Dr. Amishi Jha, a University of Miami professor of psychology and Mind & Life Fellow who has studied the effects of Dr. Stanley’s MMFT program, said in a 2010 interview that “other than pregnant women or people who are about to enter chemotherapy, there are very few contexts [like military deployment] in which a known high-stress event [is guaranteed to happen] and its timeframe is known.” It is those two definitive variables that allow scientists to draw more conclusive data about the effectiveness of meditative practice for groups that undergo it and those groups who do not, lending the science true meaning and integrity.
From the perspective of a traumatized soldier or a policy maker worried about the long-term effectiveness of her country’s troops, programs like Stanley’s are obviously beneficial. But within contemplative communities that espouse certain ethical orientations, they remain problematic. While the language of today’s military contemplative programs are plainly different from those of early 20th century Japan, opponents of the military use of meditation claim that some contemplative practices can become the means to improve a soldier’s killing capabilities.

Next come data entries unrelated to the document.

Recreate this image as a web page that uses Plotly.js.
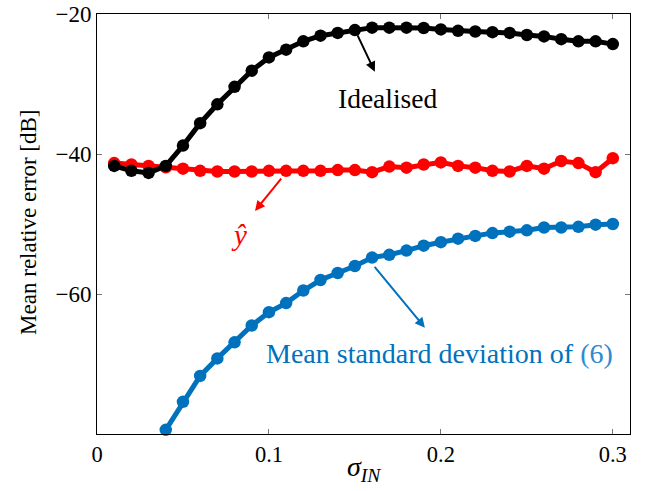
<!DOCTYPE html>
<html>
<head>
<meta charset="utf-8">
<script src="https://cdn.plot.ly/plotly-3.0.1.min.js"></script>
<style>html,body{margin:0;padding:0;background:#fff;}#chart{width:652px;height:491px;}</style>
</head>
<body>
<div id="chart"></div>
<script>
var sigma = [0.01,0.02,0.03,0.04,0.05,0.06,0.07,0.08,0.09,0.10,0.11,0.12,0.13,0.14,0.15,0.16,0.17,0.18,0.19,0.20,0.21,0.22,0.23,0.24,0.25,0.26,0.27,0.28,0.29,0.30];
var idealised = [-41.7,-42.4,-42.7,-41.7,-38.8,-35.6,-32.9,-30.4,-28.1,-26.2,-25.1,-23.9,-23.1,-22.7,-22.3,-21.95,-21.95,-21.95,-22.0,-22.2,-22.4,-22.5,-22.6,-22.7,-23.0,-23.2,-23.6,-23.9,-23.9,-24.3];
var yhat = [-41.3,-41.5,-41.7,-41.9,-42.1,-42.4,-42.5,-42.5,-42.5,-42.4,-42.4,-42.4,-42.4,-42.3,-42.3,-42.6,-41.8,-41.95,-41.5,-41.2,-41.7,-41.95,-42.4,-42.5,-41.7,-42.1,-41.0,-41.3,-42.6,-40.6];
var sigmaStd = [0.04,0.05,0.06,0.07,0.08,0.09,0.10,0.11,0.12,0.13,0.14,0.15,0.16,0.17,0.18,0.19,0.20,0.21,0.22,0.23,0.24,0.25,0.26,0.27,0.28,0.29,0.30];
var meanStd = [-79.4,-75.4,-71.7,-69.2,-66.9,-64.5,-62.6,-61.3,-59.5,-58.0,-57.0,-56.0,-54.8,-54.4,-53.8,-53.1,-52.6,-52.1,-51.7,-51.3,-51.1,-50.9,-50.5,-50.5,-50.4,-50.1,-50.0];
var xTicks = [0, 0.1, 0.2, 0.3];
var xTickText = ['0', '0.1', '0.2', '0.3'];
var yTicks = [-20, -40, -60];
var yTickText = ['\u221220', '\u221240', '\u221260'];

var serif = 'Liberation Serif';
var cBlack = '#000000', cRed = '#ff0000', cBlue = '#0072bd';

function tr(x, y, c) {
  return {x: x, y: y, type: 'scatter', mode: 'lines+markers',
    line: {color: c, width: 5}, marker: {color: c, size: 12.5}, cliponaxis: false, showlegend: false};
}

var data = [tr(sigma, yhat, cRed), tr(sigma, idealised, cBlack), tr(sigmaStd, meanStd, cBlue)];

function arrow(x0, y0, x1, y1, c) {
  return {x: x1, y: y1, ax: x0, ay: y0, axref: 'x', ayref: 'y', xref: 'x', yref: 'y',
    text: ' ', showarrow: true, arrowhead: 2, arrowsize: 1, arrowwidth: 2, arrowcolor: c, standoff: 0, startstandoff: 0,
    font: {size: 1}};
}

var layout = {
  width: 652, height: 491,
  margin: {l: 97, r: 22, t: 14, b: 57},
  paper_bgcolor: '#fff', plot_bgcolor: '#fff',
  font: {family: serif, color: '#000'},
  xaxis: {range: [0, 0.31], tickvals: xTicks, ticktext: xTickText, ticks: 'inside', ticklen: 5, tickcolor: '#777',
    showgrid: false, zeroline: false, showline: true, linecolor: '#000', linewidth: 1, mirror: 'ticks',
    tickfont: {size: 22.5, family: serif}},
  yaxis: {range: [-80, -20], tickvals: yTicks, ticktext: yTickText, ticks: 'inside', ticklen: 5, tickcolor: '#777',
    showgrid: false, zeroline: false, showline: true, linecolor: '#000', linewidth: 1, mirror: 'ticks',
    tickfont: {size: 23, family: serif}},
  annotations: [
    arrow(0.151, -22.76, 0.1616, -28.24, cBlack),
    arrow(0.108, -43.24, 0.0919, -48.14, cRed),
    arrow(0.1606, -55.86, 0.1907, -64.81, cBlue),
    {x: 0.1692, y: -32.0, xref: 'x', yref: 'y', text: 'Idealised', showarrow: false, font: {size: 27.5, color: cBlack, family: serif}},
    {x: 0.0826, y: -51.6, xref: 'x', yref: 'y', text: '<i>ŷ</i>', showarrow: false, font: {size: 29, color: cRed, family: serif}},
    {x: 0.1991, y: -68.57, xref: 'x', yref: 'y', text: 'Mean standard deviation of <span style="color:#2f8ad0">(6)</span>', showarrow: false, font: {size: 28, color: cBlue, family: serif}},
    {x: 0.5, y: -0.081, xref: 'paper', yref: 'paper', xanchor: 'center', yanchor: 'middle', text: '<i>σ</i><sub><i>IN</i></sub>', showarrow: false, font: {size: 28, color: cBlack, family: serif}},
    {x: -0.1276, y: 0.505, xref: 'paper', yref: 'paper', xanchor: 'center', yanchor: 'middle', textangle: -90, text: 'Mean relative error [dB]', showarrow: false, font: {size: 23, color: cBlack, family: serif}}
  ]
};

Plotly.newPlot('chart', data, layout, {displayModeBar: false, staticPlot: true});
</script>
</body>
</html>
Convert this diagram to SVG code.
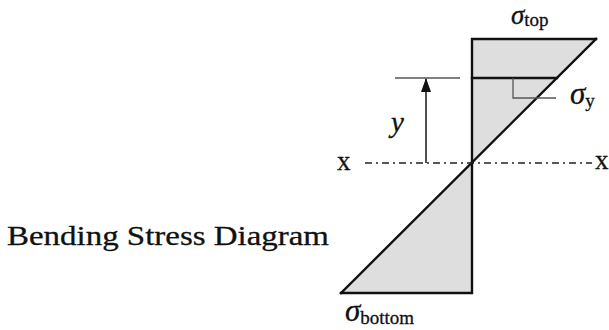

When asked whether she had encountered any ethical opposition to her research from contemplatives in the United States or abroad, Jha said that plenty of instructors and authors had voiced their disapproval but that, tongue in cheek, she didn’t “want to name names of our ‘enemies.’”
Some protestors may concede that “it’s okay to offer [contemplative training] post-deployment after damages occur,” but that ultimately more damage may be done if meditation is incorporated into pre-deployment training by “making [soldiers] concentrated robots.”
One of Jha’s counterarguments to this notion is that, because both the majority of soldiers currently deployed and those participating in the study are on their third or fourth deployments, “that line is instantly blurred, of what is pre- and what is post-.” She also claims that it is incorrect to assume that the contemplative training is “devoid of an ethical container,” though she did not elaborate on its nature.
In my interview with her, Jha recounted an anecdote that had been relayed to her by an Army commander. A convoy was leaving a town in Iraq. The last vehicle in the convoy was a tank with a gunner. As the convoy drove away, the gunner saw it come under fire. The rules of engagement state that when fired upon, a soldier determines the source of the attack and fires back. This gunner did not shoot. The commander stopped the convoy farther down the road, marched up to the tank, and demanded to know why he had not returned fire. The gunner said, “Sir, the figure was too small.” He had made the call not to fire his gun at what turned out to be a child.
It is difficult for any of us to act against our behavioral conditioning. After millions of years of evolution, we have developed highly sophisticated mechanisms for self-defense. This becomes even more true for those who have gone through the type of rigorous military training that prepares the body to “fight” rather than “flight.” However, the gunner’s tale is a clear example of an individual having enough emotional self-regulation to be able to follow an ethical code of conduct in a high-stress situation.
Given that “soldiers who screened positive for mental health problems after returning home were up to three times more likely to report having engaged in unethical behavior while deployed,” it remains an open, and interesting, question as to whether soldiers would benefit from having more contemplative resources to make an already morally ambiguous situation a little less so.